Today's Gospel says, ‘The Lord has appeared to Simon’; the Communion text, however, uses the name Peter, which is more familiar to the people. St. Peter's church was the station of today's solemn service. How great is the forgiving love of the Saviour as shown by this appearance! He is almost compelled to demonstrate this love to St. Peter even on the feast of Easter. To us also the Risen One has appeared today in Holy Communion.

            In the melody, apparuit seems like an inversion of the final motif over (Domi)- nus. In an alleluia unusually long for a Communion, grateful joy finds expression for the love shown us in the redemption.
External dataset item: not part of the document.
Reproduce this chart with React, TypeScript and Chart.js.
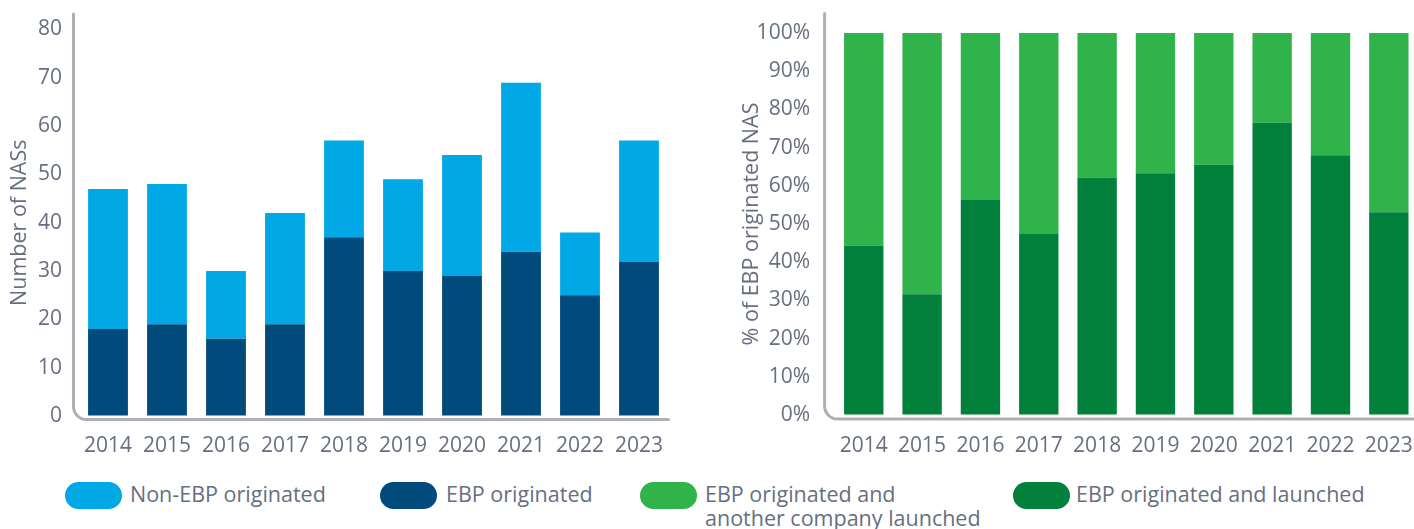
import React, { useEffect, useRef } from "react";
import { Chart, registerables } from "chart.js";

Chart.register(...registerables);

// ---- data ----
const years = ["2014", "2015", "2016", "2017", "2018", "2019", "2020", "2021", "2022", "2023"];
const ebpOriginated = [18, 19, 16, 19, 37, 30, 29, 34, 25, 32];
const nonEbpOriginated = [29, 29, 14, 23, 20, 19, 25, 35, 13, 25];
const ebpLaunchedPct = [44.4, 31.6, 56.3, 47.4, 62.2, 63.3, 65.5, 76.5, 68.0, 53.1];
const otherLaunchedPct = [55.6, 68.4, 43.7, 52.6, 37.8, 36.7, 34.5, 23.5, 32.0, 46.9];
const countTickStep = 10;
const countMax = 80;
const pctTickStep = 10;
const pctMax = 100;

const legendItems = [
  { label: ["Non-EBP originated"], color: "#00a9e5", left: 65, textLeft: 130 },
  { label: ["EBP originated"], color: "#004a7c", left: 380, textLeft: 446 },
  { label: ["EBP originated and", "another company launched"], color: "#2fb34a", left: 640, textLeft: 705 },
  { label: ["EBP originated and launched"], color: "#00803a", left: 1013, textLeft: 1076 },
];

const FONT = "'Open Sans', 'Noto Sans', sans-serif";
const TEXT = "#666f80";
const AXIS = "#adafb7";

function makeAxisPlugin(cfg: { dx: number; dy: number; top: number; r: number; extendRight?: number }) {
  return {
    id: "roundAxis",
    afterDatasetsDraw(chart: any) {
      const { ctx, chartArea } = chart;
      const x = chartArea.left - cfg.dx;
      const y = chartArea.bottom + cfg.dy;
      const r = cfg.r;
      ctx.save();
      ctx.strokeStyle = AXIS;
      ctx.lineWidth = 3;
      ctx.lineCap = "round";
      ctx.beginPath();
      ctx.moveTo(x, cfg.top);
      ctx.lineTo(x, y - r);
      ctx.arcTo(x, y, x + r, y, r);
      ctx.lineTo(chartArea.right + (cfg.extendRight || 0), y);
      ctx.stroke();
      ctx.restore();
    },
  };
}

function hiddenGrid(len: number) {
  return {
    display: true,
    drawOnChartArea: false,
    drawTicks: true,
    tickLength: len,
    color: "rgba(0,0,0,0)",
  };
}

function buildOptions(p: {
  yWidth: number;
  xHeight: number;
  padding: any;
  yTick: number;
  xTick: number;
  max: number;
  step: number;
  title: string;
  titlePad: number;
  pct: boolean;
}) {
  return {
    responsive: false,
    animation: false as const,
    events: [],
    layout: { padding: p.padding },
    plugins: { legend: { display: false }, tooltip: { enabled: false } },
    datasets: { bar: { barPercentage: 0.675, categoryPercentage: 1 } },
    scales: {
      x: {
        stacked: true,
        grid: hiddenGrid(p.xTick),
        border: { display: false },
        ticks: { padding: 0, color: TEXT, font: { family: FONT, size: 21 }, maxRotation: 0 },
        afterFit: (s: any) => {
          s.height = p.xHeight;
        },
      },
      y: {
        stacked: true,
        min: 0,
        max: p.max,
        grid: hiddenGrid(p.yTick),
        border: { display: false },
        ticks: {
          stepSize: p.step,
          padding: 0,
          color: TEXT,
          font: { family: FONT, size: 21 },
          callback: (v: any) => (p.pct ? v + "%" : String(v)),
        },
        title: {
          display: true,
          text: p.title,
          color: TEXT,
          font: { family: FONT, size: 21.5 },
          padding: { top: p.titlePad, bottom: 0 },
        },
        afterFit: (s: any) => {
          s.width = p.yWidth;
        },
      },
    },
  };
}

export default function App() {
  const leftRef = useRef<HTMLCanvasElement>(null);
  const rightRef = useRef<HTMLCanvasElement>(null);

  useEffect(() => {
    const left = new Chart(leftRef.current!, {
      type: "bar",
      data: {
        labels: years,
        datasets: [
          { label: "EBP originated", data: ebpOriginated, backgroundColor: "#004a7c", borderWidth: 0 },
          { label: "Non-EBP originated", data: nonEbpOriginated, backgroundColor: "#00a9e5", borderWidth: 0 },
        ],
      },
      options: buildOptions({
        yWidth: 78.5,
        xHeight: 54,
        padding: { top: 29.5, right: 11.5, left: 0, bottom: 0 },
        yTick: 16.5,
        xTick: 17,
        max: countMax,
        step: countTickStep,
        title: "Number of NASs",
        titlePad: 7,
        pct: false,
      }) as any,
      plugins: [makeAxisPlugin({ dx: 5, dy: 3.5, top: 14, r: 13 })],
    });

    const right = new Chart(rightRef.current!, {
      type: "bar",
      data: {
        labels: years,
        datasets: [
          { label: "EBP originated and launched", data: ebpLaunchedPct, backgroundColor: "#00803a", borderWidth: 0 },
          {
            label: "EBP originated and another company launched",
            data: otherLaunchedPct,
            backgroundColor: "#2fb34a",
            borderWidth: 0,
          },
        ],
      },
      options: buildOptions({
        yWidth: 134.6,
        xHeight: 55,
        padding: { top: 33, right: 22, left: 0, bottom: 0 },
        yTick: 24.6,
        xTick: 18,
        max: pctMax,
        step: pctTickStep,
        title: "% of EBP originated NAS",
        titlePad: 39,
        pct: true,
      }) as any,
      plugins: [makeAxisPlugin({ dx: 10, dy: 4, top: 13.5, r: 13, extendRight: 20 })],
    });

    return () => {
      left.destroy();
      right.destroy();
    };
  }, []);

  return (
    <div
      style={{
        position: "absolute",
        left: 0,
        top: 0,
        width: 1414,
        height: 529,
        overflow: "hidden",
        background: "#ffffff",
        fontFamily: FONT,
      }}
    >
      <canvas ref={leftRef} width={680} height={470} style={{ position: "absolute", left: 0, top: 0 }} />
      <canvas ref={rightRef} width={740} height={470} style={{ position: "absolute", left: 700, top: 0 }} />
      {legendItems.map((it, i) => (
        <React.Fragment key={i}>
          <div
            style={{
              position: "absolute",
              left: it.left,
              top: 482,
              width: 57,
              height: 27,
              borderRadius: 13.5,
              background: it.color,
            }}
          />
          <div
            style={{
              position: "absolute",
              left: it.textLeft,
              top: 482,
              fontSize: 21.5,
              lineHeight: "24px",
              color: TEXT,
              whiteSpace: "nowrap",
            }}
          >
            {it.label.map((l, j) => (
              <div key={j}>{l}</div>
            ))}
          </div>
        </React.Fragment>
      ))}
    </div>
  );
}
To d c a b c corresponds a b a g c. It was only to avoid the key b that the melody was transposed a fifth higher.

Order for the May Crowning (Done at the end of Mass on the first Sunday of May)
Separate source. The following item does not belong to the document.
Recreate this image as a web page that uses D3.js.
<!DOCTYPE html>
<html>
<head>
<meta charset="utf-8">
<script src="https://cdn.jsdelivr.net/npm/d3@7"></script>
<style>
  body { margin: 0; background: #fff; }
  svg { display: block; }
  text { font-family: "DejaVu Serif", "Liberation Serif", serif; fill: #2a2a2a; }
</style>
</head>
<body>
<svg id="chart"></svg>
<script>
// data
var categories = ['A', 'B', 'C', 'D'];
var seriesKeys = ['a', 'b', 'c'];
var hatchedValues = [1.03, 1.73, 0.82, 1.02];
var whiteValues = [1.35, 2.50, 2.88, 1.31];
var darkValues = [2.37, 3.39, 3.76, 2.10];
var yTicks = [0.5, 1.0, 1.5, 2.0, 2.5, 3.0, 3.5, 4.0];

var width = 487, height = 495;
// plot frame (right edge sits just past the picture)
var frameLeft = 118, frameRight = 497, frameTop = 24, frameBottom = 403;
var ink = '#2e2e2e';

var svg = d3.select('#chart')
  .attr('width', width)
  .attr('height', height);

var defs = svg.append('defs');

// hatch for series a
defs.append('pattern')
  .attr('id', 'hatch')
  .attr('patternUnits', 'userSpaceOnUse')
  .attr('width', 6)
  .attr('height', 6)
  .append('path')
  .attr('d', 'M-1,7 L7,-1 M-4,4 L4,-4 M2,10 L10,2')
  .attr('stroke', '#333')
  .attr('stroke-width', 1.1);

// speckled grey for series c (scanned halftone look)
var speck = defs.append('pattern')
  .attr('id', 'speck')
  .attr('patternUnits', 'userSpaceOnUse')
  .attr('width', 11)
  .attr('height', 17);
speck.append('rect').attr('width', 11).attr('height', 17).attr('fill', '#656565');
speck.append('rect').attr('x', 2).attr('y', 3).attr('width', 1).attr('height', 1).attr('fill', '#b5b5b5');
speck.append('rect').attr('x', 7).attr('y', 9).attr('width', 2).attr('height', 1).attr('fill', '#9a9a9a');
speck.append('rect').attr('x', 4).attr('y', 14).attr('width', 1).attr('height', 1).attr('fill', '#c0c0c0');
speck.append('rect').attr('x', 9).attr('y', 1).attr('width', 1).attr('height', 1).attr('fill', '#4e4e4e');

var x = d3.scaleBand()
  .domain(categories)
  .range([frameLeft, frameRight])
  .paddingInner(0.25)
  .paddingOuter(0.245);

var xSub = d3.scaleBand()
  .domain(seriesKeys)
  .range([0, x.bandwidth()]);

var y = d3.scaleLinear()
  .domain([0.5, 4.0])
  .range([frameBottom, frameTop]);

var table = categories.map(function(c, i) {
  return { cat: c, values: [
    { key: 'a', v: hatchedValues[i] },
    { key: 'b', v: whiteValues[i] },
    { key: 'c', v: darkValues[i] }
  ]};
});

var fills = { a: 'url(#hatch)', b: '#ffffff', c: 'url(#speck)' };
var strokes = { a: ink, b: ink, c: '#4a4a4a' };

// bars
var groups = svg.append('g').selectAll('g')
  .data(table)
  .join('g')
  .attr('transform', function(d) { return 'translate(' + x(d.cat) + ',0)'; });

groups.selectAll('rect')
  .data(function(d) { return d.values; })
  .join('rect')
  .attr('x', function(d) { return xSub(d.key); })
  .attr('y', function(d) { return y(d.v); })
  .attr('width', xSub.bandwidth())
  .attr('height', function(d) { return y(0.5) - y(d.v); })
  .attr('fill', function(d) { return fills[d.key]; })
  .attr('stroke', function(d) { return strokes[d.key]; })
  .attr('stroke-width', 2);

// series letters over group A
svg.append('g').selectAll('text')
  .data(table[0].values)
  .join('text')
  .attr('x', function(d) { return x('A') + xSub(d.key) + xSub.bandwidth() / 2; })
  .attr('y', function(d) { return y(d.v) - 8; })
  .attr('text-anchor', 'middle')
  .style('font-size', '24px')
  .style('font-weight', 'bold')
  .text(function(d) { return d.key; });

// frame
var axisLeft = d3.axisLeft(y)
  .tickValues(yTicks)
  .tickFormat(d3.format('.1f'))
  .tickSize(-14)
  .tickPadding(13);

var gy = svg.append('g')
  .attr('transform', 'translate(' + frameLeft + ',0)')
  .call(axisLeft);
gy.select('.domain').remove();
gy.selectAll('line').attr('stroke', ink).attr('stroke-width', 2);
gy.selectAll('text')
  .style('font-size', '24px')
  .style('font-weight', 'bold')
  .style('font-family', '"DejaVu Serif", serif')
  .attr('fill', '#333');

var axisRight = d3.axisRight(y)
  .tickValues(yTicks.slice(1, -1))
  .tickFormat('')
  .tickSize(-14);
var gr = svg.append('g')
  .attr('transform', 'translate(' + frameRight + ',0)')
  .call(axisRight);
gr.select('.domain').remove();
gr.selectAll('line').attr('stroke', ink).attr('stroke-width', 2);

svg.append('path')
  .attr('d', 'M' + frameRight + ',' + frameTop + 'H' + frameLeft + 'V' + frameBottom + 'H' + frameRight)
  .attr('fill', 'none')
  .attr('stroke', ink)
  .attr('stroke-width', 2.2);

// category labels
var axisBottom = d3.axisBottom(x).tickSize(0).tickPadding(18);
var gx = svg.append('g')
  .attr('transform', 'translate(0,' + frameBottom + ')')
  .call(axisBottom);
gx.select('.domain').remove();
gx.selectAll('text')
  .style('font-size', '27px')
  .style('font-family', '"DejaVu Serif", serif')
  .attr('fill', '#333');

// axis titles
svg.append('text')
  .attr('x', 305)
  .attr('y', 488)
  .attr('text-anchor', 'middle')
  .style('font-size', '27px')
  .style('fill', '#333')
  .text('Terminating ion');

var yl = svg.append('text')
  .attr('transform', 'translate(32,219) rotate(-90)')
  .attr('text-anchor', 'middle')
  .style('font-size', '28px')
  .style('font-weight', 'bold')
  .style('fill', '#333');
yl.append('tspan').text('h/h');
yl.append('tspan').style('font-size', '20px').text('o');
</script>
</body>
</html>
All sing the first verse of Hail, Holy Queen Enthroned Above, V2H, p. 261, as the ministers leave the altar and process to Our Lady's statue. After that, the celebrant will say:

Celebrant: As we begin the month of May this year while celebrating the glorious Season of Easter, we wish to add to our joy in praising the Risen Christ by carrying out a special act in honor of his Holy Mother, crowning this image of Saint Mary of Victories, Patroness of our church. This image reminds us of the close ties of Mary to Christ and his Church. First of all, she is Christ’s Mother, the Mother of the visible image of the invisible god. But she is also the image and the model of the Church, and she is its exemplar. In Mary the Church joyously contemplates the image of all that the Church itself desire and hopes wholly to be. The Church recognizes in Mary the model of the path and the practice it must follow to reach complete union with Christ. As the Spouse of Christ, the Church raises its eyes to Mary, the exemplar it must look to in carrying out the work of the apostolate. We should strive to take part in this service with the greatest intensity and reverent devotion.
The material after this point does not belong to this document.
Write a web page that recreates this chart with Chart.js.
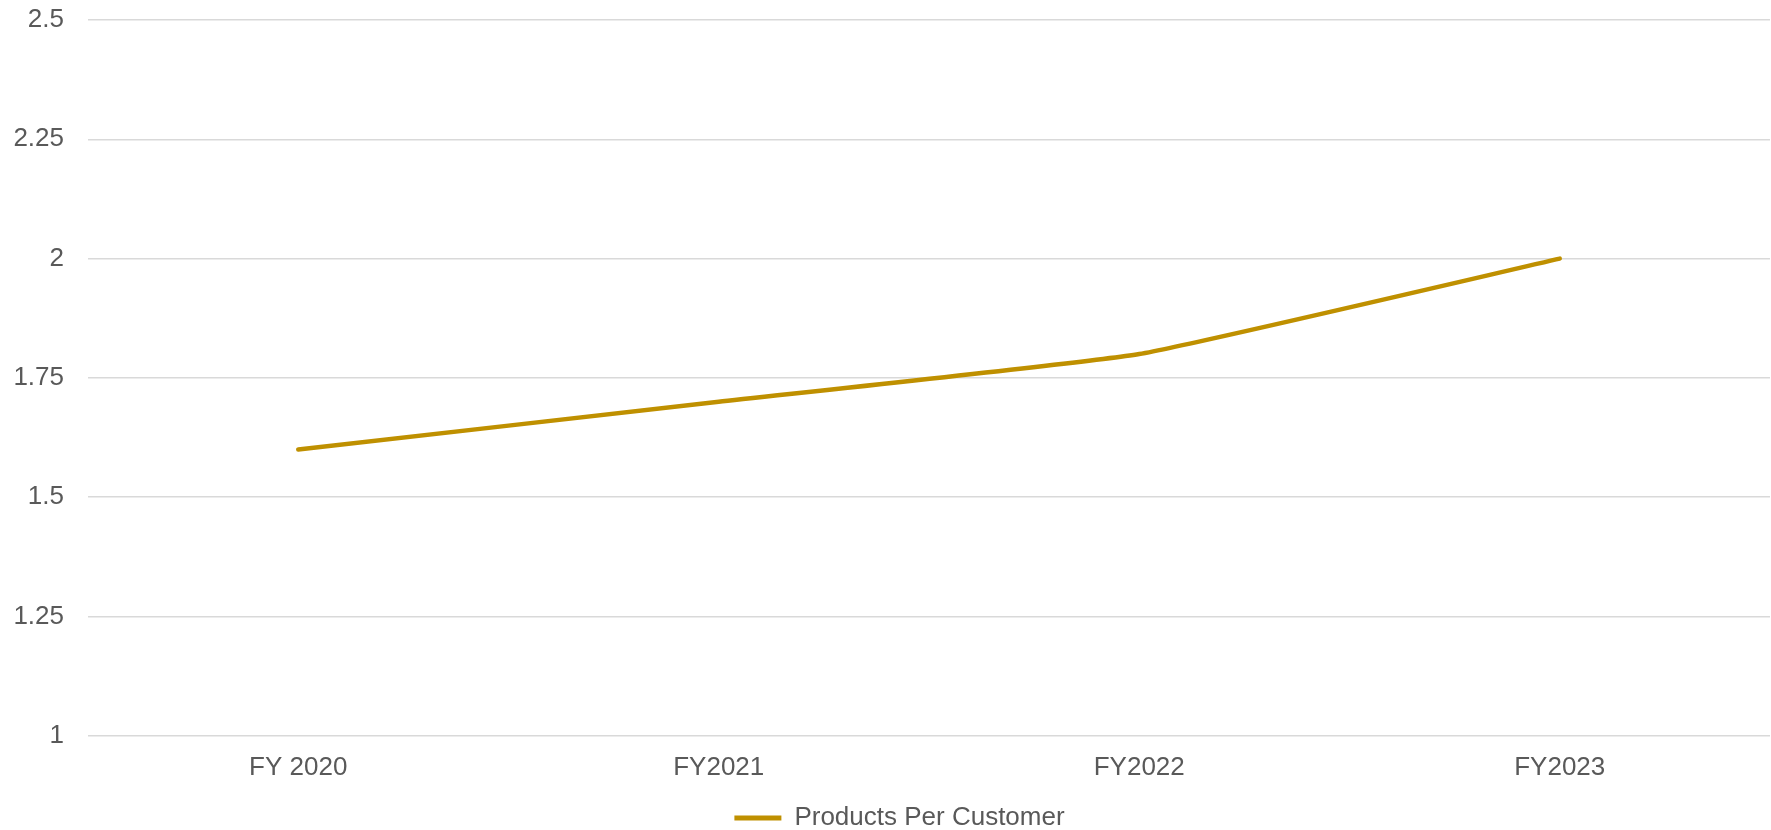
<!DOCTYPE html>
<html>
<head>
<meta charset="utf-8">
<script src="https://cdn.jsdelivr.net/npm/chart.js@4.4.0/dist/chart.umd.min.js"></script>
<style>
  html, body { margin: 0; padding: 0; background: #ffffff; }
  #wrap { width: 1771px; height: 830px; position: relative; }
</style>
</head>
<body>
<div id="wrap"><canvas id="c" width="1771" height="830"></canvas></div>
<script>
const categories = ["FY 2020", "FY2021", "FY2022", "FY2023"];
const productsPerCustomer = [1.6, 1.7, 1.8, 2.0];
const seriesName = "Products Per Customer";
const yTicks = [1, 1.25, 1.5, 1.75, 2, 2.25, 2.5];

const GOLD = "#BF9000";
const TEXT = "#595959";
const FONT = "'Liberation Sans', Arial, sans-serif";
const FS = 26;

const legendShift = {
  id: "legendShift",
  afterLayout(chart) {
    if (chart.legend) { chart.legend.left += 29; }
  }
};

new Chart(document.getElementById("c"), {
  type: "line",
  data: {
    labels: categories,
    datasets: [{
      label: seriesName,
      data: productsPerCustomer,
      borderColor: GOLD,
      backgroundColor: GOLD,
      borderWidth: 4.5,
      pointRadius: 0,
      pointHoverRadius: 0,
      tension: 0.12,
      borderCapStyle: "round",
      borderJoinStyle: "round",
      fill: false
    }]
  },
  plugins: [legendShift],
  options: {
    responsive: false,
    animation: false,
    devicePixelRatio: 1,
    layout: { padding: { top: 20, right: 1, left: 0, bottom: -11 } },
    plugins: {
      tooltip: { enabled: false },
      legend: {
        position: "bottom",
        labels: {
          color: TEXT,
          font: { family: FONT, size: FS },
          boxWidth: 47,
          boxHeight: 5,
          padding: 6,
          generateLabels(chart) {
            const items = Chart.defaults.plugins.legend.labels.generateLabels(chart);
            items.forEach(it => { it.lineWidth = 0; it.fillStyle = GOLD; it.strokeStyle = GOLD; });
            return items;
          }
        }
      }
    },
    scales: {
      x: {
        offset: true,
        grid: { display: false, drawTicks: false },
        border: { display: false },
        ticks: {
          color: TEXT,
          font: { family: FONT, size: FS },
          padding: 16,
          maxRotation: 0
        }
      },
      y: {
        min: 1,
        max: 2.5,
        afterBuildTicks(scale) { scale.ticks = yTicks.map(v => ({ value: v })); },
        afterFit(scale) { scale.width = 88; scale.paddingTop = 0; scale.paddingBottom = 0; },
        grid: { color: "#D9D9D9", lineWidth: 1.5, drawTicks: false },
        border: { display: false },
        ticks: {
          color: TEXT,
          font: { family: FONT, size: FS },
          padding: 24,
          callback(v) { return String(v); }
        }
      }
    }
  }
});
</script>
</body>
</html>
The statue is crowned while all sing the crowning hymn, Bring flowers of the fairest.

When the hymn ends, the celebrant says:

Celebrant: Let us ask Mary to pray for us saying:

(All then pray together:)

Hail Mary, full of Grace, the Lord is with thee.

Blessed art thou among women, and blessed is the fruit of thy womb, Jesus.

Holy Mary, Mother of God, pray for us sinners now, and at the hour of death. Amen.

Hail, Holy Queen, Mother of Mercy, our life, our sweetness and our hope!

To thee do we cry, poor banished children of Eve;

to thee do we send up our sighs, mourning and weeping in this valley of tears.

Turn then, most gracious advocate, thine eyes of mercy toward us,

and after this our exile, show unto us the blessed fruit of thy womb, Jesus.

O clement, O loving, O sweet Virgin Mary!

Celebrant: Almighty God and Father, you have given us the mother of your Son to be our queen and mother.

With the support of her prayers, may we come to share the glory of your children in the kingdom of heaven.

We ask this through our Lord Jesus Christ, your Son, who lives and reigns with you and the Holy Spirit,

one God, for ever and ever.

All: Amen.

As a recessional hymn, all sing the Regina Caeli as listed above with its conclusion led by the celebrant:

V. Gaude et laetare Virgo Maria, alleluia.

R. Quia surrexit Dominus vere, alleluia.

Oremus. Deus, qui per resurrectionem Filii tui, Domini nostri Iesu Christi, mundum laetificare dignatus es: : praesta, quaesumus, ut per eius Genetricem Virginem Mariam*, perpetuae capiamus gaudia vitae. Per eundem Christum Dominum nostrum. R. Amen.